Deshalb war die Strategie in diesem Wahlkampf nicht mehr auf eine Spitzenkandidatin ausgerichtet, sondern auf ein Quartett mit einem ausgewogenen Flügelproporz: Ramona Pop und Landeschefin Bettina Jarasch für die Realos, Fraktionschefin Antje Kapek und Landeschef Daniel Wesener für die Parteilinken. Und richtigerweise war die politisch erfahrene Pop, die seit 15 Jahren Oppositionsarbeit macht, die eigentliche Spitzenkandidatin. Die Strategie ist zumindest dahingehend aufgegangen, dass es keine missverständlichen Äußerungen des Vierer-Teams während des Wahlkampfs gegeben hat. Und im Gegensatz zu 2011 hat auch die Kommunikation zwischen dem Spitzenpersonal und der Basis funktioniert.

Die Grünen fokussierten sich auf die Themen lebenswertes Leben, moderne Mobilität und weltoffene Stadt. Jeder der Spitzenleute kümmerte sich um einen Bereich. Dadurch wurde aber nicht deutlich, wer tatsächlich bei den Grünen den Hut auf hatte. Es gab zwar viele kleine Aktionen, aber man konnte durchaus den Eindruck gewinnen, dass die Partei nicht sehr sichtbar war im Wahlkampf.

Erste Sondierung im TV-Studio? Berlins SPD-Chef Michael Müller und die Spitzenkandidatin der Grünen, Ramona Pop, beglückwünschen sich gegenseitig.
Erste Sondierung im TV-Studio?

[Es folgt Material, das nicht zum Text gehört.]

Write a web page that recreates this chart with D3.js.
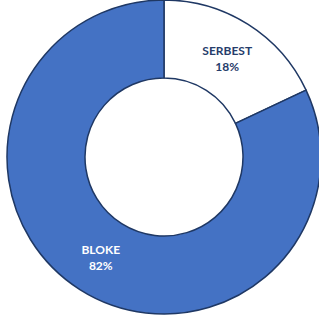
<!DOCTYPE html>
<html>
<head>
<meta charset="utf-8">
<script src="https://cdn.jsdelivr.net/npm/d3@7"></script>
<style>
  body { margin: 0; background: #fff; }
  svg { display: block; }
</style>
</head>
<body>
<svg id="chart" width="319" height="322"></svg>
<script>
// slice data
var categories = ["SERBEST", "BLOKE"]
var values = [18, 82]
var fills = ["#ffffff", "#4472C4"]
var labelColours = ["#263D6B", "#ffffff"]

var svg = d3.select("#chart")
var cx = 164, cy = 157
var outerR = 157, innerR = 79

var data = categories.map(function(c, i) {
  return { name: c, value: values[i], fill: fills[i], labelColour: labelColours[i] }
})

var pie = d3.pie().sort(null).value(function(d) { return d.value })
var arc = d3.arc().innerRadius(innerR).outerRadius(outerR)

var g = svg.append("g").attr("transform", "translate(" + cx + "," + cy + ")")

var arcs = pie(data)

g.selectAll(".slice")
  .data(arcs)
  .enter().append("path")
    .attr("class", "slice")
    .attr("d", arc)
    .attr("fill", function(d) { return d.data.fill })
    .attr("stroke", "#1F3864")
    .attr("stroke-width", 1.5)
    .attr("stroke-linejoin", "round")

var labels = g.selectAll(".label")
  .data(arcs)
  .enter().append("text")
    .attr("class", "label")
    .attr("transform", function(d) {
      var c = arc.centroid(d)
      return "translate(" + c[0] + "," + c[1] + ")"
    })
    .attr("text-anchor", "middle")
    .style("font-family", "Lato, 'Open Sans', sans-serif")
    .style("font-weight", "bold")
    .style("font-size", "12px")
    .attr("fill", function(d) { return d.data.labelColour })

labels.append("tspan").attr("x", 0).attr("dy", "-0.2em").text(function(d) { return d.data.name })
labels.append("tspan").attr("x", 0).attr("dy", "1.35em").text(function(d) { return d.data.value + "%" })
</script>
</body>
</html>
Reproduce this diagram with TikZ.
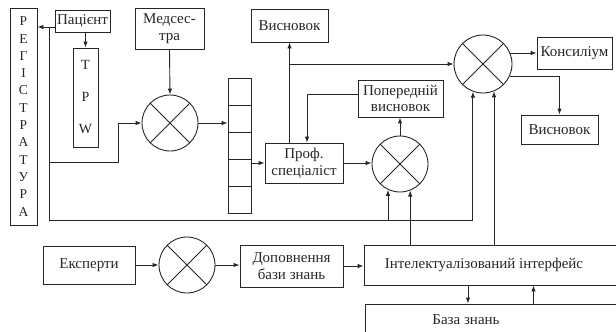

Berlins SPD-Chef Michael Müller und die Spitzenkandidatin der Grünen, Ramona Pop, beglückwünschen sich gegenseitig.

© AFP

Die Grünen waren allzu bescheiden in ihren Forderungen

Trotz des hochgehaltenen „Teamgeists“ und der „Alternative zum üblichen Führungsstil“ hatte diese Strategie nur einen Webfehler: Die Grünen waren allzu bescheiden in ihren Forderungen. „Mehr Kante zeigen“, forderten Parteifreunde auch aus dem Realo-Lager. Beflissen sprang Ramona Pop über das Stöckchen, das ihr der Regierende Bürgermeister Michael Müller hinhielt nach seiner Aussage, er würde statt Rot-Grün-Rot dann doch lieber Rot-Grün vorziehen, aber nur wenn die Grünen eine Zusammenarbeit mit der CDU ausschließen würden. Pop sprang hurtig drüber und schloss nicht nur eine Koalition mit der „Henkel-CDU“, sondern auch mit der gesamten Berliner CDU aus. Ein unnötiger Ausschluss, wie viele bei den Grünen finden. „Warum hat denn die SPD nicht eine Koalition mit der CDU ausgeschlossen?“, fragen sich Parteifreunde. Aber die Furcht war angesichts der 41 Prozent unentschlossenen Wähler groß, rot-grüne Wechselwähler in nicht unerheblichem Maße nach Müllers rot-grüner Avance an die SPD abgeben zu müssen.

Es deutet vieles auf ein rot-rot-grünes Bündnis hin. Sicher würde Ramona Pop dann in den Senat gehen. Die Fraktionsspitze wird wohl auch weiterhin in einer Doppelbesetzung arbeiten. Und Flügelkämpfe wie 2011 sind nicht abzusehen. Die Parteilinke ist auf Regierungskurs und offenbar zufrieden mit der Wahlprognose. „Wir sind mit einem blauen Auge davongekommen“, hieß es am Sonntagabend aus der Partei. Die Verluste bei SPD und CDU seien deutlich stärker.

Ramona Pop fordert einen Neuanfang und einen anderen Politikstil. Ob sich die SPD darauf einlässt, wird man bei den Sondierungs- und Koalitionsgesprächen sehen. Nur die Augenhöhe dürfte sich zwischen SPD und Grünen deutlich verschieben.